When I received the diagnosis for Caleb that he had Down Syndrome I was alone in the NICU with my sister in law Megan. She was one of the best people I could have wished to have been with when the news was delivered to me. She is often a girl of few words, but she gets her point across. She said It's no Big Deal, you can do this. And to her, I believe its truly no big deal. She has a cousin who is like a sister to her and who has a Developmental Disability of some sort. Her cousin is, I think 19, such a fun person to be around and yet still needs the scolding a four year old would need for doing something they know they shouldn't have done, she can be quite mischievous at times. Megan knows what her aunt has gone through, what the family has gone through, how her cousin has affected many peoples lives for the better. And therefore I trusted that it was No Big Deal.
I called my husband and he met me at home and I told him about the diagnosis. We cried briefly, more out of fear. Fear of the unknown, fear of how our lives were going to change, fear of what others would say, fear for our children, fear of the future. In response to the fear we dove right into research and some of that scared the tar out of us even more, but most of it did actually settled our minds a bit. That this was indeed No Big Deal.
I have to say that at first breaking the news to family was heart wrenching. Each member took the news a little different than the other. We had some family members who began crying instantly, we had some family members who said they were so sorry, we had some family members say we were good parents and we could handle anything God gave us, we had family members make us feel like this was going to be a terrible burden on us and what were we going to do... Yea, a very broad range of emotions we had to deal with along with the fact that we still had two very tiny babies in the NICU who were still needing alot of medical attention to keep them alive.
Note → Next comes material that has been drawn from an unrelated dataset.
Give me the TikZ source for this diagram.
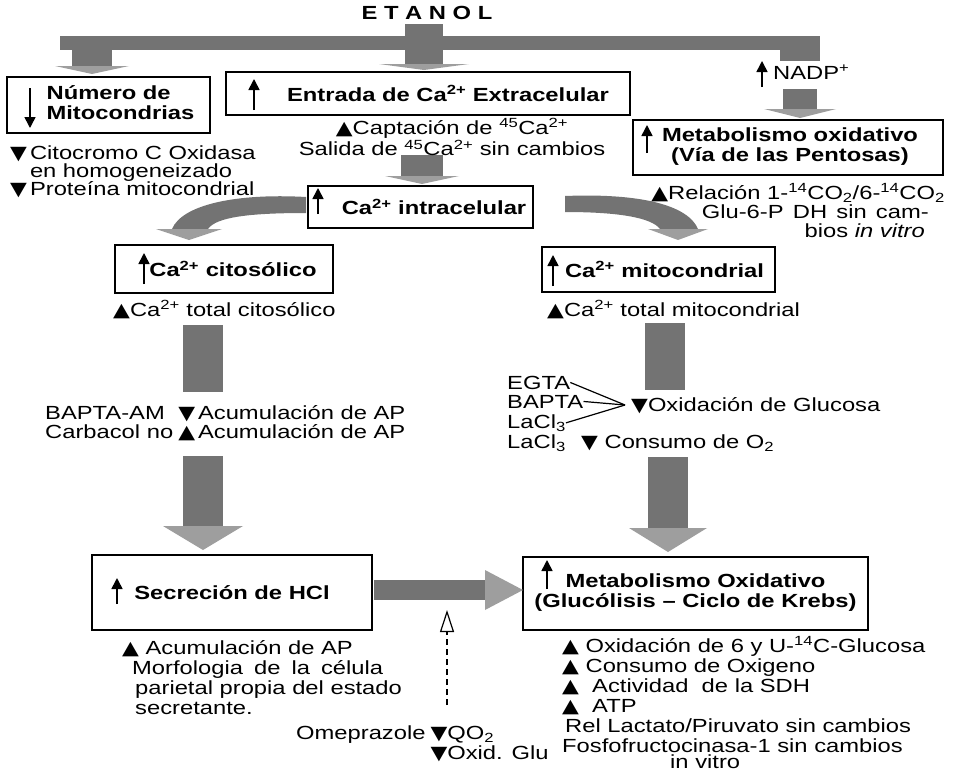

Aside from breaking the news of the diagnosis, my family was absolutely amazing. I was in the hospital for several days before the boys emergency c-section, and then stayed in a week after they were born, and then a very long 84 day NICU stay for Isaac in Pittsburgh. During all of this, Tom and I closed on a new home. My family cared for the three older children and they all pulled together and scheduled who would have the children when, who would be feeding them, getting them off to school, etc..etc..etc.. AND my mom and sisters pulled together and painted and wallpapered almost the entire house for me while the boys were in the NICU so that there would be no paint fumes to deal with when they're wee little bodies came home finally. AND my church family provided us with meals AND my Mothers of Multiples group provided us with meals AND the prayers we received were so comforting.
One of the best things about a Down Syndrome Diagnosis? Family. It pulled us together more than we could have thought. It made us realize what is important. It helped us appreciate that just being here for each other means more than a high IQ or a big pay check. It means that God does give us things at just the right moment for just the right reasons. And I know that there are many people who would not want to deal with what we do, but not having been put into the position as we were almost 4 years ago I may have thought and said the same thing. But today.. Today I thank God for his DOUBLE BLESSING on my family. We have all grown from these boys. I love my family.
What would you say is one of the Best things about a Down Syndrome Diagnosis??